A Wild Ride With The Crazy Finn

I love reading about the ancient world. It shows you that there is nothing new under the sun. In the most ancient literary work that we know of, the Epic of Gilgamesh, this guy says to Gilgamesh, “Don’t go searching for immortality. Take delight in good food and wine and the embrace of your wife and the child who holds your hand.” No one, in four thousand years, has come up with better advice than this.

If you stick to what we actually know through archaeology and written sources, the picture is pretty fuzzy, compared to the picture we get from a literary source like Gilgamesh or Homer — not Homer Simpson, the blind Greek guy.

That’s why when someone lights into the unknown territory of the ancient world with a barrelful of imagination, I’m ready to cut him all the slack he wants and just take off and enjoy the ride. Can you count all the mixed metaphors in that last sentence? They could apply only to the imaginative Finn Mika Waltari who wrote The Egyptian, The Roman, The Etruscan and numerous other works.
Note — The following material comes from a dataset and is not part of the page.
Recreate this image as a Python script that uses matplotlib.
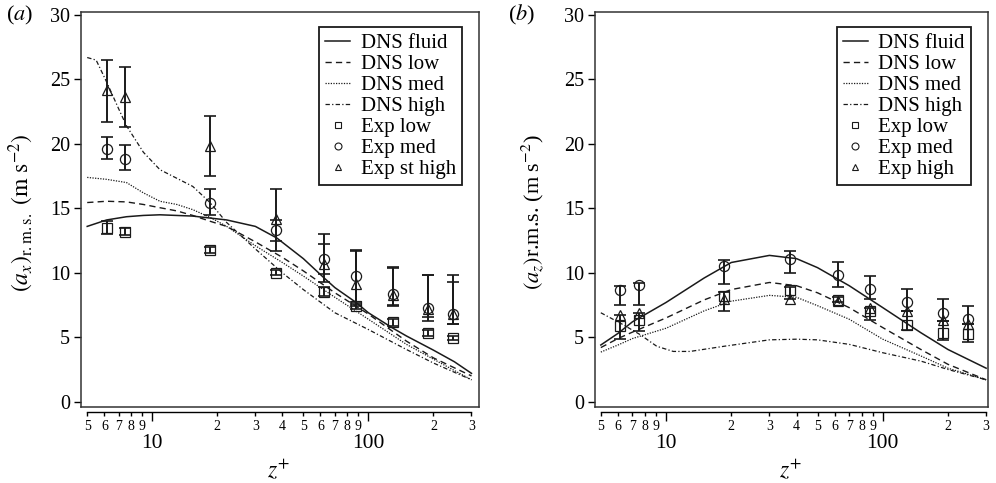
import numpy as np
import matplotlib.pyplot as plt
from matplotlib.lines import Line2D

plt.rcParams['font.family'] = ['Liberation Serif', 'DejaVu Serif']
plt.rcParams['mathtext.fontset'] = 'stix'

# positions des mesures experimentales (z+)
z_exp = [6.15, 7.5, 18.5, 37.4, 62.4, 87.7, 130, 189, 247]

# ---- panneau (a) : a_x ----
a_fluid_z = [5, 6.15, 7.6, 9.1, 10.85, 15.4, 22.1, 30, 37.7, 50, 62.4, 70, 87.7, 100, 130, 150, 200, 250, 300]
a_fluid = [13.6, 14.1, 14.35, 14.45, 14.5, 14.4, 14.1, 13.6, 12.7, 11.1, 9.6, 8.85, 7.7, 6.9, 5.7, 5.1, 4.0, 3.1, 2.2]
a_low_z = [5, 6.15, 7.6, 9.1, 10.85, 13.0, 15.4, 18.5, 22.1, 30, 40, 50, 70, 100, 150, 200, 300]
a_low = [15.45, 15.55, 15.5, 15.3, 15.05, 14.8, 14.45, 14.0, 13.6, 12.4, 11.2, 10.15, 8.45, 6.8, 4.7, 3.4, 2.0]
a_med_z = [5, 6.15, 7.6, 9.1, 10.85, 13.0, 15.4, 18.5, 22.1, 30, 40, 50, 70, 100, 150, 200, 300]
a_med = [17.4, 17.25, 17.0, 16.2, 15.55, 15.3, 14.9, 14.3, 13.6, 12.1, 10.8, 9.75, 8.1, 6.4, 4.45, 3.3, 1.7]
a_high_z = [5, 5.5, 6.15, 7, 7.6, 9.1, 10.85, 15.4, 18.5, 22.1, 30, 40, 50, 70, 100, 150, 200, 300]
a_high = [26.7, 26.5, 24.8, 22.7, 21.4, 19.35, 18.0, 16.7, 15.45, 13.9, 11.85, 10.0, 8.7, 6.9, 5.6, 4.05, 3.0, 1.7]

a_sq = [13.5, 13.2, 11.8, 10.0, 8.5, 7.4, 6.15, 5.35, 4.95]
a_sq_hi = [14.0, 13.5, 12.0, 10.2, 8.9, 7.7, 6.4, 5.6, 5.1]
a_sq_lo = [13.0, 12.9, 11.5, 9.8, 8.2, 7.2, 5.9, 5.1, 4.8]
a_ci = [19.6, 18.8, 15.4, 13.3, 11.1, 9.75, 8.35, 7.3, 6.8]
a_ci_hi = [20.5, 19.9, 16.5, 14.1, 12.2, 11.7, 10.45, 9.85, 9.8]
a_ci_lo = [18.8, 18.0, 14.5, 12.5, 9.9, 7.6, 7.45, 6.55, 6.0]
a_tr = [24.2, 23.6, 19.8, 14.2, 10.7, 9.1, 8.3, 7.2, 6.8]
a_tr_hi = [26.5, 26.0, 22.2, 16.5, 13.0, 11.8, 10.4, 9.8, 9.3]
a_tr_lo = [21.7, 21.3, 17.5, 11.7, 9.3, 7.4, 7.5, 6.3, 6.0]

# ---- panneau (b) : a_z ----
b_dns_z = [5, 6, 7, 10, 15, 20, 30, 40, 50, 70, 100, 150, 200, 300]
b_fluid = [4.4, 5.3, 6.2, 7.7, 9.6, 10.8, 11.35, 11.1, 10.4, 9.0, 7.3, 5.35, 4.05, 2.6]
b_low = [4.2, 4.9, 5.4, 6.5, 7.9, 8.7, 9.25, 9.0, 8.45, 7.3, 5.75, 4.05, 2.9, 1.7]
b_med = [3.85, 4.4, 4.9, 5.7, 7.05, 7.8, 8.25, 8.1, 7.45, 6.4, 4.85, 3.55, 2.6, 1.7]
b_high_z = [5, 6.3, 7.6, 9.06, 10.8, 12.9, 18.5, 30, 40, 50, 70, 100, 150, 200, 300]
b_high = [6.9, 6.0, 5.2, 4.3, 3.9, 3.9, 4.3, 4.8, 4.85, 4.8, 4.45, 3.8, 3.15, 2.5, 1.7]

b_sq = [5.9, 6.35, 8.2, 8.7, 7.9, 7.0, 5.95, 5.35, 5.25]
b_sq_hi = [6.7, 6.9, 8.5, 8.9, 8.1, 7.3, 7.0, 6.3, 6.0]
b_sq_lo = [4.85, 5.5, 7.0, 7.95, 7.7, 6.36, 5.58, 4.8, 4.67]
b_ci = [8.7, 9.05, 10.55, 11.05, 9.8, 8.75, 7.7, 6.9, 6.45]
b_ci_hi = [9.0, 9.2, 10.97, 11.7, 10.85, 9.75, 8.75, 7.95, 7.45]
b_ci_lo = [7.5, 7.5, 9.15, 10.0, 8.9, 8.0, 7.0, 6.3, 6.0]
b_tr = [6.75, 6.9, 8.0, 8.0, 7.85, 7.3, 7.0, 6.35, 6.05]

maj_ticks = [10, 100]
min_ticks = [5, 6, 7, 8, 9, 20, 30, 40, 50, 60, 70, 80, 90, 200, 300]
min_labels = ['5', '6', '7', '8', '9', '2', '3', '4', '5', '6', '7', '8', '9', '2', '3']

noir = '#1a1a1a'
st_dash = (0, (4.5, 3))
st_dot = (0, (1, 1.1))
st_dd = (0, (3.5, 1.8, 1, 1.8))

W, H = 996, 483
fig = plt.figure(figsize=(W / 100, H / 100), dpi=100)


def erreurs(y, hi, lo):
    y = np.array(y)
    return [y - np.array(lo), np.array(hi) - y]


def panneau(ax, xlim, courbes, points, label_tri, leg_x):
    ax.set_xscale('log')
    ax.set_xlim(*xlim)
    ax.set_ylim(-0.41, 30.27)
    for x, y, ls, lw in courbes:
        ax.plot(x, y, color=noir, ls=ls, lw=lw)
    for y, hi, lo, m in points:
        if hi is not None:
            ax.errorbar(z_exp, y, yerr=erreurs(y, hi, lo), fmt='none', ecolor=noir,
                        elinewidth=1.4, capsize=4, capthick=1.2)
        ax.plot(z_exp, y, m, mfc='none', mec=noir, ms=7.3, mew=0.9, ls='none')
    for s in ax.spines.values():
        s.set_linewidth(1.1)
        s.set_color('#333333')
    ax.tick_params(axis='x', which='both', bottom=False, labelbottom=False)
    ax.set_yticks([0, 5, 10, 15, 20, 25, 30])
    ax.tick_params(axis='y', direction='out', length=5, width=1, labelsize=14.5, pad=3)

    sec = ax.secondary_xaxis(-0.012)
    sec.set_xticks(maj_ticks, labels=['10', '100'])
    sec.set_xticks(min_ticks, labels=min_labels, minor=True)
    sec.spines['bottom'].set_bounds(5, 300)
    sec.spines['bottom'].set_linewidth(1.0)
    sec.tick_params(which='major', length=6.5, width=1, labelsize=15.5, pad=9.5)
    sec.tick_params(which='minor', length=3.2, width=1, labelsize=10, pad=2.5)

    handles = [
        Line2D([], [], color=noir, lw=1.1, ls='-'),
        Line2D([], [], color=noir, lw=1.0, ls=st_dash),
        Line2D([], [], color=noir, lw=0.9, ls=st_dot),
        Line2D([], [], color=noir, lw=0.9, ls=st_dd),
        Line2D([], [], color=noir, marker='s', mfc='none', ms=5, mew=0.8, ls='none'),
        Line2D([], [], color=noir, marker='o', mfc='none', ms=5, mew=0.8, ls='none'),
        Line2D([], [], color=noir, marker='^', mfc='none', ms=5, mew=0.8, ls='none'),
    ]
    labels = ['DNS fluid', 'DNS low', 'DNS med', 'DNS high', 'Exp low', 'Exp med', label_tri]
    leg = ax.legend(handles, labels, loc='upper right',
                    bbox_to_anchor=(leg_x / W, 1 - 27 / H),
                    bbox_transform=fig.transFigure, borderaxespad=0,
                    fontsize=15, labelspacing=0.07, handlelength=1.2, handletextpad=0.5,
                    borderpad=0.3, fancybox=False, framealpha=1)
    leg.get_frame().set_edgecolor(noir)
    leg.get_frame().set_linewidth(1.3)


ax1 = fig.add_axes([81 / W, 1 - 407 / H, 398 / W, 395.5 / H])
panneau(ax1, (4.68, 325),
        [(a_fluid_z, a_fluid, '-', 1.1), (a_low_z, a_low, st_dash, 1.0),
         (a_med_z, a_med, st_dot, 0.9), (a_high_z, a_high, st_dd, 0.9)],
        [(a_sq, a_sq_hi, a_sq_lo, 's'), (a_ci, a_ci_hi, a_ci_lo, 'o'), (a_tr, a_tr_hi, a_tr_lo, '^')],
        'Exp st high', 462)

ax2 = fig.add_axes([595 / W, 1 - 407 / H, 393 / W, 395.5 / H])
panneau(ax2, (4.70, 306),
        [(b_dns_z, b_fluid, '-', 1.1), (b_dns_z, b_low, st_dash, 1.0),
         (b_dns_z, b_med, st_dot, 0.9), (b_high_z, b_high, st_dd, 0.9)],
        [(b_sq, b_sq_hi, b_sq_lo, 's'), (b_ci, b_ci_hi, b_ci_lo, 'o'), (b_tr, None, None, '^')],
        'Exp high', 971)

# textes
fig.text(6 / W, 1 - 15 / H, r'($\mathit{a}$)', fontsize=16, va='center', ha='left')
fig.text(508 / W, 1 - 15 / H, r'($\mathit{b}$)', fontsize=16, va='center', ha='left')
fig.text(21 / W, 1 - 213 / H, r'$(a_x)_{\mathrm{r.m.s.}}\ (\mathrm{m\ s^{-2}})$', fontsize=17,
         rotation=90, ha='center', va='center')
fig.text(533 / W, 1 - 212 / H, r'$(a_z)$r.m.s. (m s$^{-2}$)', fontsize=16,
         rotation=90, ha='center', va='center')
fig.text(279 / W, 1 - 470 / H, r'$z^{+}$', fontsize=17, ha='center', va='center')
fig.text(791 / W, 1 - 470 / H, r'$z^{+}$', fontsize=17, ha='center', va='center')

fig.savefig('out.png', dpi=100)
Besides Homer, and the author of Gilgamesh, and Thucydides, and Xenophon and people like that, no one has done more to stimulate my imagination about the ancient world than Mika Waltari. If you see one of his books, grab it and read it.

In The Egyptian, a man is so passionately in love with a courtesan that he allows his parents to be disinterred and sells their burial plots. In The Roman, a guy gets married to a woman whose tastes are so kinky he doesn’t even want to know about them. These are two great books I read a long time ago.

But the book I just reread last summer, The Etruscan, is really a corker. From it I learned about the unseen gods who rule the gods as the gods rule men. That’s a big plus right there. Isn’t that something you’d like to know about? Don’t you get tired of sacrificing to all these gods — a black calf here and a white bull there — and wish you could just take care of all this automatically through the unseen gods?

Mika Waltari gives the best imaginative recreation of Etruscan religion that I have ever seen; in fact it’s the only one that I have ever seen. It’s just one heck of a book and I couldn’t even start to sum it all up here.

My only disappointment is this: We spend the whole book finding out who the narrator’s father is, and he turns out to be the only Etruscan that every English schoolboy knows by name.

And who is that? American readers may ask. Well in Macaulay’s “Lays of Ancient Rome,” we read “Lars Porsena, by the nine gods he swore, that the great house of Tarquin should suffer harm no more…” That’s in “Horatius at the Bridge,” the most famous lay of all.

So when Lars Porsena turns out to be the main character’s father, I was a little disappointed, but it by no means diminished the enjoyment I derived from the book. As I said, I can’t possibly summarize it. This book is a corker even if you have no interest whatever in the ancient world.